GIVEN TASK:
Write out the listing below without alteration, omitting its pictures.
[BEGIN RECORDED INFORMATION]
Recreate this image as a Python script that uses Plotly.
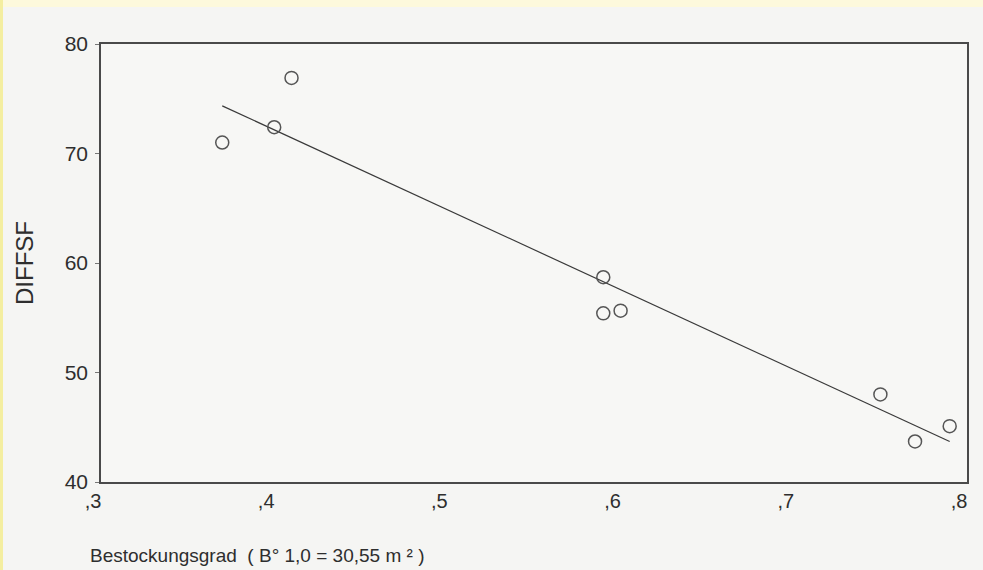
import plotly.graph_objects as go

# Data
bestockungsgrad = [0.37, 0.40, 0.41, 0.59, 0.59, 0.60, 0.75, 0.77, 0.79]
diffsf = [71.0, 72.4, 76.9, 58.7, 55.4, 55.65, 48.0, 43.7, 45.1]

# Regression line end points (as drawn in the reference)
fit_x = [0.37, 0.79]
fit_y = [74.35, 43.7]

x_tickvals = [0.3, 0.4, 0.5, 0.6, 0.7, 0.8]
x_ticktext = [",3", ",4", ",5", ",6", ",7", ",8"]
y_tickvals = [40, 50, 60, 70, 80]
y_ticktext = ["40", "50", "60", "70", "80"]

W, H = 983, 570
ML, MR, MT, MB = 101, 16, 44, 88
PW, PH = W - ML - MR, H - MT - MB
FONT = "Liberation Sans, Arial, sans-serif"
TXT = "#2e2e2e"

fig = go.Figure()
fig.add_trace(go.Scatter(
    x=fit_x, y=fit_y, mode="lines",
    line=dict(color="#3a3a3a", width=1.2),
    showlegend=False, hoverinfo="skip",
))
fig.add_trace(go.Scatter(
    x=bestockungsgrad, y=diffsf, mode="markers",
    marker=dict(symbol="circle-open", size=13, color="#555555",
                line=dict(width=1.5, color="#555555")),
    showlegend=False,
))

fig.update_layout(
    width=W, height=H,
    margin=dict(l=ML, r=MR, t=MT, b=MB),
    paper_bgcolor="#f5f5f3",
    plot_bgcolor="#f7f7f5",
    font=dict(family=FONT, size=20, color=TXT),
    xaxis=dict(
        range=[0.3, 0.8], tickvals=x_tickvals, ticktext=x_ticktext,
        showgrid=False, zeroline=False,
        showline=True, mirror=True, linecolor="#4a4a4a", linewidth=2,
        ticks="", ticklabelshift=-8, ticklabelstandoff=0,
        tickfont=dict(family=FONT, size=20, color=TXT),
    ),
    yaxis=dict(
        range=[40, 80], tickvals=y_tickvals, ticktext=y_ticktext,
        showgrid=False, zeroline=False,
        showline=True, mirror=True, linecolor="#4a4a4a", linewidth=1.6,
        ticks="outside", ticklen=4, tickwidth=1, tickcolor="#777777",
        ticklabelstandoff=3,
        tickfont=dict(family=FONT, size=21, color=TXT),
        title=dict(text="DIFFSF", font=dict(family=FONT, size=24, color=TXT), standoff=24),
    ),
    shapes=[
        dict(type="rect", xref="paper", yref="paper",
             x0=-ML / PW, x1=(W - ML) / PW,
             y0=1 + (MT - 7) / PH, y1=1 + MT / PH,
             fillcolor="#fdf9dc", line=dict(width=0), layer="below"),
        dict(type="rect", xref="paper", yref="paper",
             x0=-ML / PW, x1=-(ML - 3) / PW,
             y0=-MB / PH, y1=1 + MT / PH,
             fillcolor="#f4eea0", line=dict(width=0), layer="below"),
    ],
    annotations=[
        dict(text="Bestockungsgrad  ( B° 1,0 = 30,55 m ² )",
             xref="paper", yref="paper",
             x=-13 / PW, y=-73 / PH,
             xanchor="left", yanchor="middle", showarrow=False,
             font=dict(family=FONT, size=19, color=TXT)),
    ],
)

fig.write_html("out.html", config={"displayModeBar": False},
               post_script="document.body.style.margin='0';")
[END RECORDED INFORMATION]
THE COMPLETED TASK:
Recreate this image as a Python script that uses Plotly.
import plotly.graph_objects as go

# Data
bestockungsgrad = [0.37, 0.40, 0.41, 0.59, 0.59, 0.60, 0.75, 0.77, 0.79]
diffsf = [71.0, 72.4, 76.9, 58.7, 55.4, 55.65, 48.0, 43.7, 45.1]

# Regression line end points (as drawn in the reference)
fit_x = [0.37, 0.79]
fit_y = [74.35, 43.7]

x_tickvals = [0.3, 0.4, 0.5, 0.6, 0.7, 0.8]
x_ticktext = [",3", ",4", ",5", ",6", ",7", ",8"]
y_tickvals = [40, 50, 60, 70, 80]
y_ticktext = ["40", "50", "60", "70", "80"]

W, H = 983, 570
ML, MR, MT, MB = 101, 16, 44, 88
PW, PH = W - ML - MR, H - MT - MB
FONT = "Liberation Sans, Arial, sans-serif"
TXT = "#2e2e2e"

fig = go.Figure()
fig.add_trace(go.Scatter(
    x=fit_x, y=fit_y, mode="lines",
    line=dict(color="#3a3a3a", width=1.2),
    showlegend=False, hoverinfo="skip",
))
fig.add_trace(go.Scatter(
    x=bestockungsgrad, y=diffsf, mode="markers",
    marker=dict(symbol="circle-open", size=13, color="#555555",
                line=dict(width=1.5, color="#555555")),
    showlegend=False,
))

fig.update_layout(
    width=W, height=H,
    margin=dict(l=ML, r=MR, t=MT, b=MB),
    paper_bgcolor="#f5f5f3",
    plot_bgcolor="#f7f7f5",
    font=dict(family=FONT, size=20, color=TXT),
    xaxis=dict(
        range=[0.3, 0.8], tickvals=x_tickvals, ticktext=x_ticktext,
        showgrid=False, zeroline=False,
        showline=True, mirror=True, linecolor="#4a4a4a", linewidth=2,
        ticks="", ticklabelshift=-8, ticklabelstandoff=0,
        tickfont=dict(family=FONT, size=20, color=TXT),
    ),
    yaxis=dict(
        range=[40, 80], tickvals=y_tickvals, ticktext=y_ticktext,
        showgrid=False, zeroline=False,
        showline=True, mirror=True, linecolor="#4a4a4a", linewidth=1.6,
        ticks="outside", ticklen=4, tickwidth=1, tickcolor="#777777",
        ticklabelstandoff=3,
        tickfont=dict(family=FONT, size=21, color=TXT),
        title=dict(text="DIFFSF", font=dict(family=FONT, size=24, color=TXT), standoff=24),
    ),
    shapes=[
        dict(type="rect", xref="paper", yref="paper",
             x0=-ML / PW, x1=(W - ML) / PW,
             y0=1 + (MT - 7) / PH, y1=1 + MT / PH,
             fillcolor="#fdf9dc", line=dict(width=0), layer="below"),
        dict(type="rect", xref="paper", yref="paper",
             x0=-ML / PW, x1=-(ML - 3) / PW,
             y0=-MB / PH, y1=1 + MT / PH,
             fillcolor="#f4eea0", line=dict(width=0), layer="below"),
    ],
    annotations=[
        dict(text="Bestockungsgrad  ( B° 1,0 = 30,55 m ² )",
             xref="paper", yref="paper",
             x=-13 / PW, y=-73 / PH,
             xanchor="left", yanchor="middle", showarrow=False,
             font=dict(family=FONT, size=19, color=TXT)),
    ],
)

fig.write_html("out.html", config={"displayModeBar": False},
               post_script="document.body.style.margin='0';")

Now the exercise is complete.